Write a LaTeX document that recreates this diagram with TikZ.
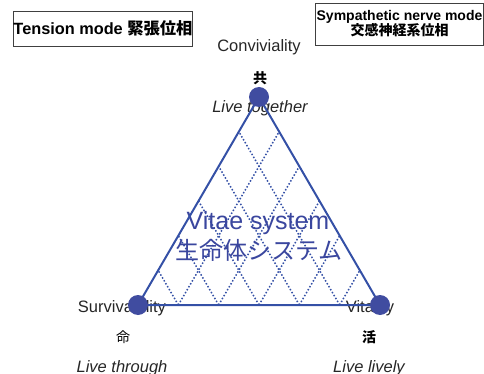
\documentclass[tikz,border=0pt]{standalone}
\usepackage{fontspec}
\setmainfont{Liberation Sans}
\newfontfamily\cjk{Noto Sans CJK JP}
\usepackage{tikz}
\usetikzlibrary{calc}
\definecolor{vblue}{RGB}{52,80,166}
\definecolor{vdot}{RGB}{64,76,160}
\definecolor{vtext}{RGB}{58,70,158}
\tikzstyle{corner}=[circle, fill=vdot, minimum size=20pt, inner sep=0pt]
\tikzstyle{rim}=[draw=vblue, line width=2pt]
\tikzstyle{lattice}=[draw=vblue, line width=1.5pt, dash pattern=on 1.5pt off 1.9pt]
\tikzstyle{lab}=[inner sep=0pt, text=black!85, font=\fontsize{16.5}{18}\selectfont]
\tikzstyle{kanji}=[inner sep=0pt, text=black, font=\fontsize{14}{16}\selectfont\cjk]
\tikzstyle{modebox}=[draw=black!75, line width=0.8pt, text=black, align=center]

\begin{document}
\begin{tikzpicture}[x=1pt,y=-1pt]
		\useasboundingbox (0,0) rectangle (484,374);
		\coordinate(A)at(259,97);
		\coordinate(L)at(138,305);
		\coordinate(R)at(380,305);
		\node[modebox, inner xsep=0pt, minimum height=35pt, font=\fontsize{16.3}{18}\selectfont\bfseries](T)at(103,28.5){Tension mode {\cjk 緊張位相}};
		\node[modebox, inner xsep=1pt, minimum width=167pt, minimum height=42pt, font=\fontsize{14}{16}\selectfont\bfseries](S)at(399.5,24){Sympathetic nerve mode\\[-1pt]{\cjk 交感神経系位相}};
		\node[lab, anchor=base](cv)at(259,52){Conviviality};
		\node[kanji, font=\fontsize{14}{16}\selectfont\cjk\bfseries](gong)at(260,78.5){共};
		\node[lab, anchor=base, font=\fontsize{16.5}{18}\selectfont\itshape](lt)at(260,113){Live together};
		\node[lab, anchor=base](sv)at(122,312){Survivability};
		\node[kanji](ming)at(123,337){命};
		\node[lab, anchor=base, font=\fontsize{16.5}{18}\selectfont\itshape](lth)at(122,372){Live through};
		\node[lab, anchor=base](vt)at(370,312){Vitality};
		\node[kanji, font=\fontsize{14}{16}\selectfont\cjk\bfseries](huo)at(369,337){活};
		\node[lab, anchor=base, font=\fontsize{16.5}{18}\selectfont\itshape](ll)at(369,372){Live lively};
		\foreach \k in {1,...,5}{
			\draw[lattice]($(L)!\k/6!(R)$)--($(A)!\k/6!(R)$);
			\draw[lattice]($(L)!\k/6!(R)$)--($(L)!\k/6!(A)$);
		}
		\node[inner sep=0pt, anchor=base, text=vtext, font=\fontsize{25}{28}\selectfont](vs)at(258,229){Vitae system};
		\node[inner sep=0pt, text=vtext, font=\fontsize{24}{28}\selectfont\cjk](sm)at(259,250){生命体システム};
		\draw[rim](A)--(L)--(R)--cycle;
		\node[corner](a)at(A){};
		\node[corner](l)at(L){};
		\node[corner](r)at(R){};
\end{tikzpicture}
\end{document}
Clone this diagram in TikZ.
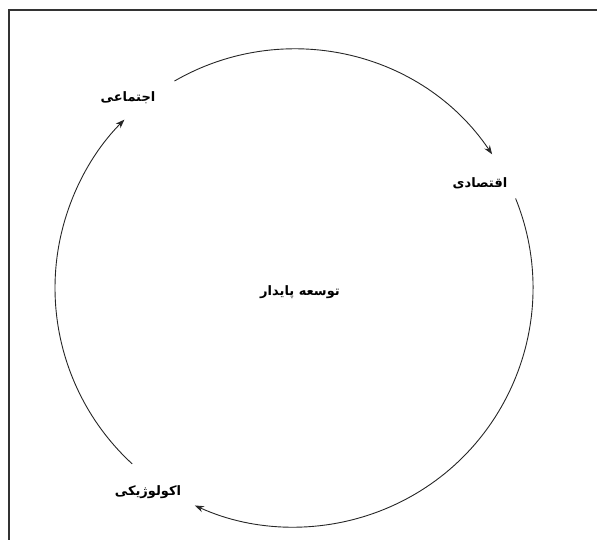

★ ★ ★ ★ ★ ★ ★

> _Task to complete_
All the lines above are to be given again exactly as they read, with the pictures removed.

> _Output of the task_
Write a LaTeX document that recreates this diagram with TikZ.
\documentclass[tikz,border=0pt]{standalone}
\usepackage{fontspec}
\setmainfont{Liberation Sans}
\newfontfamily\cjk{Noto Sans CJK JP}
\usepackage{tikz}
\usetikzlibrary{calc}
\definecolor{vblue}{RGB}{52,80,166}
\definecolor{vdot}{RGB}{64,76,160}
\definecolor{vtext}{RGB}{58,70,158}
\tikzstyle{corner}=[circle, fill=vdot, minimum size=20pt, inner sep=0pt]
\tikzstyle{rim}=[draw=vblue, line width=2pt]
\tikzstyle{lattice}=[draw=vblue, line width=1.5pt, dash pattern=on 1.5pt off 1.9pt]
\tikzstyle{lab}=[inner sep=0pt, text=black!85, font=\fontsize{16.5}{18}\selectfont]
\tikzstyle{kanji}=[inner sep=0pt, text=black, font=\fontsize{14}{16}\selectfont\cjk]
\tikzstyle{modebox}=[draw=black!75, line width=0.8pt, text=black, align=center]

\begin{document}
\begin{tikzpicture}[x=1pt,y=-1pt]
		\useasboundingbox (0,0) rectangle (484,374);
		\coordinate(A)at(259,97);
		\coordinate(L)at(138,305);
		\coordinate(R)at(380,305);
		\node[modebox, inner xsep=0pt, minimum height=35pt, font=\fontsize{16.3}{18}\selectfont\bfseries](T)at(103,28.5){Tension mode {\cjk 緊張位相}};
		\node[modebox, inner xsep=1pt, minimum width=167pt, minimum height=42pt, font=\fontsize{14}{16}\selectfont\bfseries](S)at(399.5,24){Sympathetic nerve mode\\[-1pt]{\cjk 交感神経系位相}};
		\node[lab, anchor=base](cv)at(259,52){Conviviality};
		\node[kanji, font=\fontsize{14}{16}\selectfont\cjk\bfseries](gong)at(260,78.5){共};
		\node[lab, anchor=base, font=\fontsize{16.5}{18}\selectfont\itshape](lt)at(260,113){Live together};
		\node[lab, anchor=base](sv)at(122,312){Survivability};
		\node[kanji](ming)at(123,337){命};
		\node[lab, anchor=base, font=\fontsize{16.5}{18}\selectfont\itshape](lth)at(122,372){Live through};
		\node[lab, anchor=base](vt)at(370,312){Vitality};
		\node[kanji, font=\fontsize{14}{16}\selectfont\cjk\bfseries](huo)at(369,337){活};
		\node[lab, anchor=base, font=\fontsize{16.5}{18}\selectfont\itshape](ll)at(369,372){Live lively};
		\foreach \k in {1,...,5}{
			\draw[lattice]($(L)!\k/6!(R)$)--($(A)!\k/6!(R)$);
			\draw[lattice]($(L)!\k/6!(R)$)--($(L)!\k/6!(A)$);
		}
		\node[inner sep=0pt, anchor=base, text=vtext, font=\fontsize{25}{28}\selectfont](vs)at(258,229){Vitae system};
		\node[inner sep=0pt, text=vtext, font=\fontsize{24}{28}\selectfont\cjk](sm)at(259,250){生命体システム};
		\draw[rim](A)--(L)--(R)--cycle;
		\node[corner](a)at(A){};
		\node[corner](l)at(L){};
		\node[corner](r)at(R){};
\end{tikzpicture}
\end{document}
Clone this diagram in TikZ.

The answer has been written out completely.